┏━━

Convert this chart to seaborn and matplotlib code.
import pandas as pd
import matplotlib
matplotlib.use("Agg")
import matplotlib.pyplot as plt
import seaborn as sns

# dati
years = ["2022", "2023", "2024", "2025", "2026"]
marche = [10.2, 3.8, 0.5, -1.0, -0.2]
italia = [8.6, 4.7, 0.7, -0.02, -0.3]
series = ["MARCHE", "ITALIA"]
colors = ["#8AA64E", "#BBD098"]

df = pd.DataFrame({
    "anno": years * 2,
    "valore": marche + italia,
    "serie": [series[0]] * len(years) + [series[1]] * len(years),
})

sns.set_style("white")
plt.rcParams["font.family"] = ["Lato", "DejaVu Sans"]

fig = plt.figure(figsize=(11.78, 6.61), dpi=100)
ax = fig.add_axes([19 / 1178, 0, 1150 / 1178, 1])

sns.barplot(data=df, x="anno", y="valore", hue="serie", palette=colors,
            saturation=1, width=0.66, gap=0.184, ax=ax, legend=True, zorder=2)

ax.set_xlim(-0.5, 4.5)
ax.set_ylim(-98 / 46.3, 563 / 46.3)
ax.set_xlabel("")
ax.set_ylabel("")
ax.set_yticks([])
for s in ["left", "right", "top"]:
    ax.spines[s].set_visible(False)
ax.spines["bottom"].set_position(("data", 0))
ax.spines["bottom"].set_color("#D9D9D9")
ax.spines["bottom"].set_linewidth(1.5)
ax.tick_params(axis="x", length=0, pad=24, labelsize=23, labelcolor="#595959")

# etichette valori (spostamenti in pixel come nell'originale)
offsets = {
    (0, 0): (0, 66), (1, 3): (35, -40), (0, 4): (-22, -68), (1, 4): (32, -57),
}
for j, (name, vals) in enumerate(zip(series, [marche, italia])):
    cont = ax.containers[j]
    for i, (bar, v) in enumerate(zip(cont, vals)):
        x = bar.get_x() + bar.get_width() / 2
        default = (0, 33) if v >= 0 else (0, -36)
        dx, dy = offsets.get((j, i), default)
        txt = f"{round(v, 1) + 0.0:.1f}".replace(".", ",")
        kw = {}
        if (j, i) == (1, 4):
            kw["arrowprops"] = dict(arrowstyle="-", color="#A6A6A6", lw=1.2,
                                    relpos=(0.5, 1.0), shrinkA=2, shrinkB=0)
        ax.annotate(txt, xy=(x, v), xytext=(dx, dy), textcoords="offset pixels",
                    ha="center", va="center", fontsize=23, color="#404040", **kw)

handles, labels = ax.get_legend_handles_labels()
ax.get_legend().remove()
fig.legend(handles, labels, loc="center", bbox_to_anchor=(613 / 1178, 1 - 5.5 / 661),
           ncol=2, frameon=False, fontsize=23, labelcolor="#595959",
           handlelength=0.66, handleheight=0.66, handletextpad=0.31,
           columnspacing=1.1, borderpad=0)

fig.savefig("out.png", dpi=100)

┗━━
┏━━

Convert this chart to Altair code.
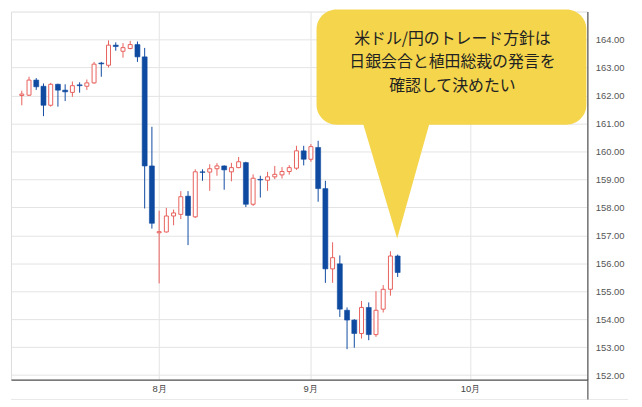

┗━━
┏━━

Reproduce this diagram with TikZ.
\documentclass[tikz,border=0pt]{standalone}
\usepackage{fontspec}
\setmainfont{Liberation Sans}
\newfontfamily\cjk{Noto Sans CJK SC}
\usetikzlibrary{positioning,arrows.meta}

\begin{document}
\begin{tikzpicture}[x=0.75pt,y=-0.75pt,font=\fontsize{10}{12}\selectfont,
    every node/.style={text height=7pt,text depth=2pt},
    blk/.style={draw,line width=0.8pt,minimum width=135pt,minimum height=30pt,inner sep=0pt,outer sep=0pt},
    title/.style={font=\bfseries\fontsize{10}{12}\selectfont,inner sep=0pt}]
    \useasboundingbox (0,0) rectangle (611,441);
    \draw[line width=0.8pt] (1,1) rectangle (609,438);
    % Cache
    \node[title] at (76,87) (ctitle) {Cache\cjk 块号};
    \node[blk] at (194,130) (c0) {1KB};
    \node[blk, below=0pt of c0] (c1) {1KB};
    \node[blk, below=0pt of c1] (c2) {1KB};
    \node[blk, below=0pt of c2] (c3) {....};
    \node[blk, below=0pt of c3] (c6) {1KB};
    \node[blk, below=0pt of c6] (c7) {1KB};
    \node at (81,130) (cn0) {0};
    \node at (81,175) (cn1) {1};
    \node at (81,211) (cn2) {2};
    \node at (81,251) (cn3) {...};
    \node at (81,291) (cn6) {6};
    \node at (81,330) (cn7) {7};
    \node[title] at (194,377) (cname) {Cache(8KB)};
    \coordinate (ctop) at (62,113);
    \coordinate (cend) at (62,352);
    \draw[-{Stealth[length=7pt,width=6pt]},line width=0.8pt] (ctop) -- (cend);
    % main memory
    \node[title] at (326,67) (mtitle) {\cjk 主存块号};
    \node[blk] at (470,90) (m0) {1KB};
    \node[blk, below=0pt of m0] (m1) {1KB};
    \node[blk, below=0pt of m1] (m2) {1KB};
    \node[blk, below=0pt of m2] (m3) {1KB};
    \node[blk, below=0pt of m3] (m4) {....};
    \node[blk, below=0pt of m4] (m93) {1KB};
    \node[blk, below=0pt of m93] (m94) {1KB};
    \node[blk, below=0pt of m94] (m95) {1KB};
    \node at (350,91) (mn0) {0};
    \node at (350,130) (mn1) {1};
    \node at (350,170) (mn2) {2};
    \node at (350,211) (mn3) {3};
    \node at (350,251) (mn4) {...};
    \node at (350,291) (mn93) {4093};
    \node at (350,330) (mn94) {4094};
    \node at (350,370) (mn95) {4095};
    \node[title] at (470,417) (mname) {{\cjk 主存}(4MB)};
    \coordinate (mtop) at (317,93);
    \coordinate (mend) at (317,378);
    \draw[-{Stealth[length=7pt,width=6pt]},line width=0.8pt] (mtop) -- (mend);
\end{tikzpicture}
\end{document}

┗━━

◆ Written task: Starting with the line that contains "Convert this chart to seaborn", repeat each line exactly, and stop once the line that contains "import seaborn as sns" has been repeated.

◆ Problem solution:
Convert this chart to seaborn and matplotlib code.
import pandas as pd
import matplotlib
matplotlib.use("Agg")
import matplotlib.pyplot as plt
import seaborn as sns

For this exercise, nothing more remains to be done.